Jetons un coup d’œil d’ensemble sur les diverses définitions qui viennent d’être examinées. Toutes, ainsi qu’on l’a vu, s’inspirent de la considération de quelque intérêt supra-individuel. Or, il est à remarquer que l’idée des intérêts supra-individuels — de l’intérêt national, par exemple, ou de l’intérêt social — n’a rien à faire dans la partie théorique de l’économique. Pour comprendre les phénomènes économiques, ce qu’il est nécessaire de considérer, ce sont ces utilités — ces valeurs d’usage, plutôt — que les hommes créent, qu’ils se fournissent les uns aux autres. Ce n’est que dans la partie pratique de l’économique — qui logiquement est postérieure à celle-là — , ce n’est que lorsqu’il s’agira de juger les résultats de l’activité économique des hommes que l’idée de l’intérêt national ou celle de l’intérêt social pourront s’introduire, que l’on pourra se préoccuper de savoir si telle sorte d’activité économique est utile ou non pour la nation ou pour la société, si elle est plus ou moins utile que telle autre, si elle s’exerce dans le sens de la plus grande utilité nationale ou sociale, etc. Si donc on veut que le concept de la production figure parmi les concepts de l’économique théorique, parmi les concepts fondamentaux de l’économique, il faut qu’elle n’implique l’idée d’aucun intérêt supra-individuel : il faut la définir, comme nous avons fait, au moyen de l’idée de biens, ou de valeur d’usage.

  1. Voir Marshall, Principles, liv.
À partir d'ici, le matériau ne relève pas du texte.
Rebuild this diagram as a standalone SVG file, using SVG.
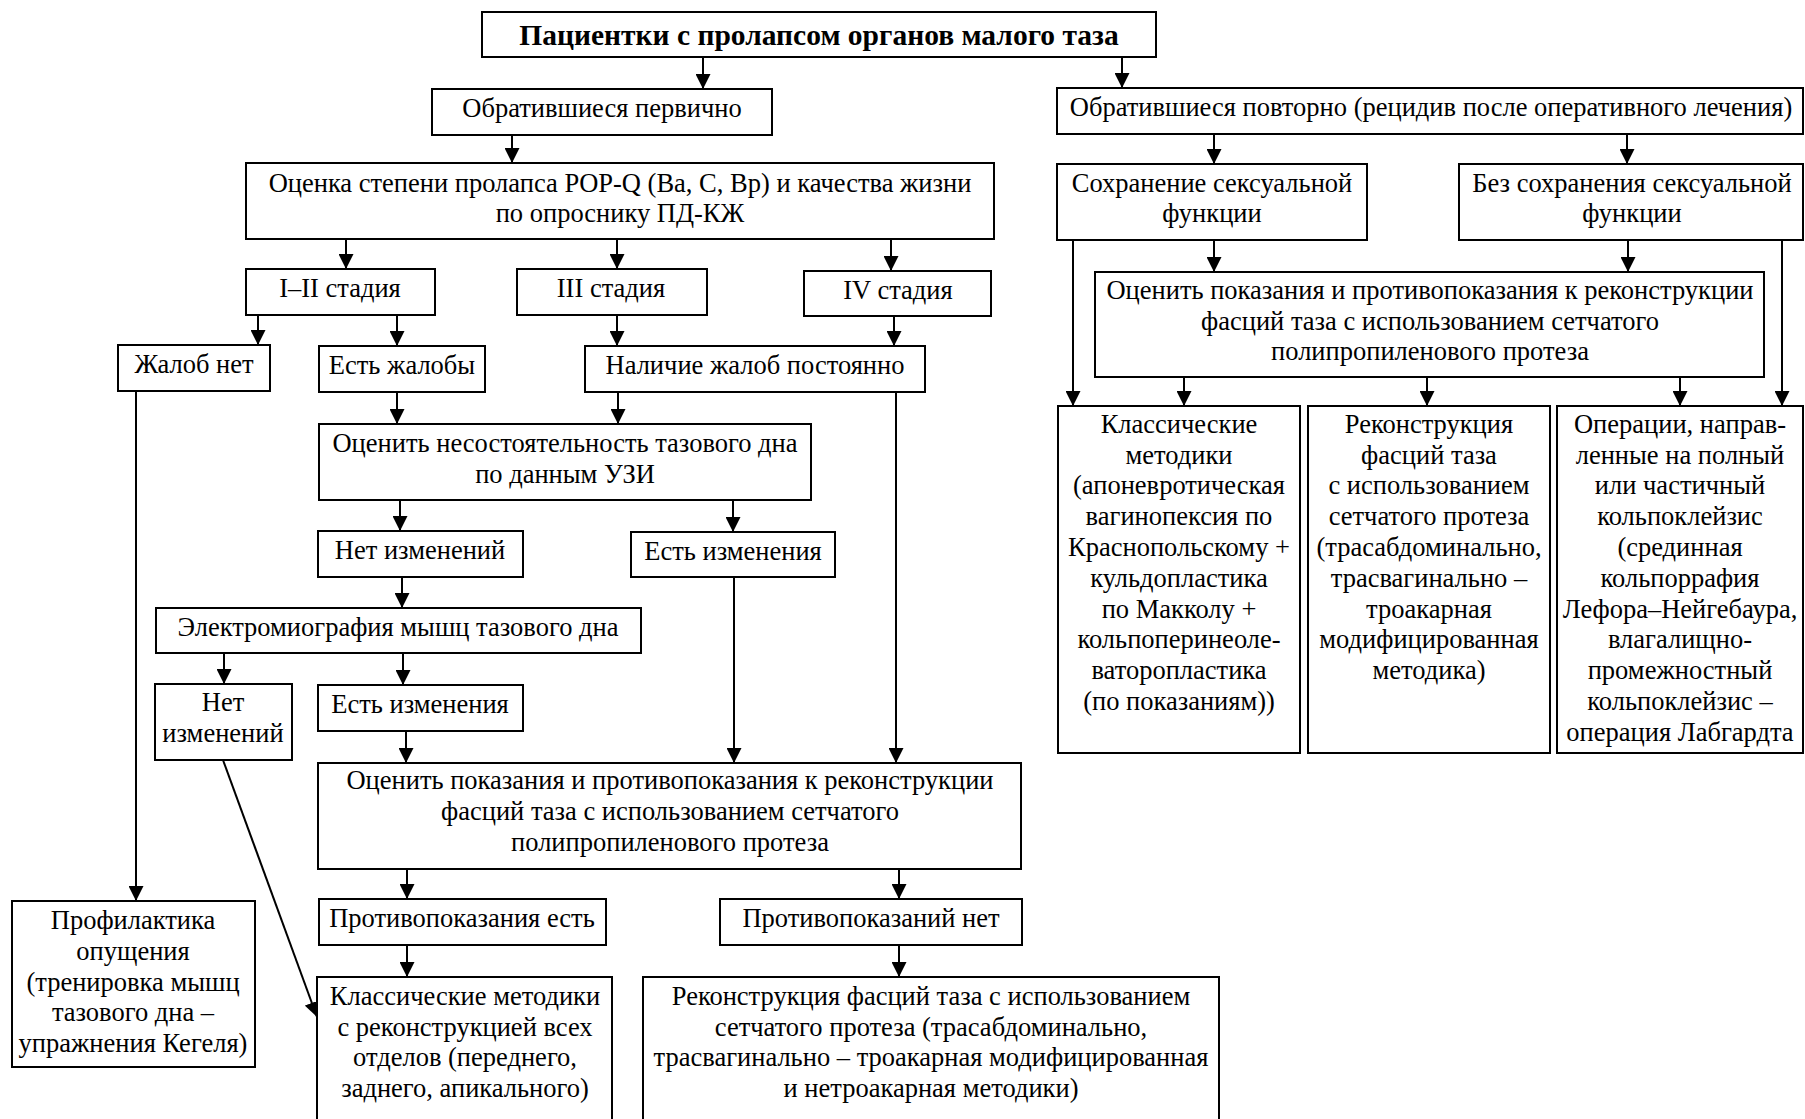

II, chap. 3, §§ 1-2 (trad. fr., t. I).
  2. Cf. Gide, Principes, liv. I, Ire partie, chap. 2, iii.
  3. Cf. encore la distinction des travaux « productifs » et des travaux « improductifs » qu’établit Smith (Richesse des nations, II, 3).
  4. Consulter Philippovich, Grundriss, 1er vol., § 38, et Effertz, Antagonismes économiques, Ire partie, chap. 2, ii, §§ 1-2, chap. 3, i, § 4.
  5. Dans l’Appendice I.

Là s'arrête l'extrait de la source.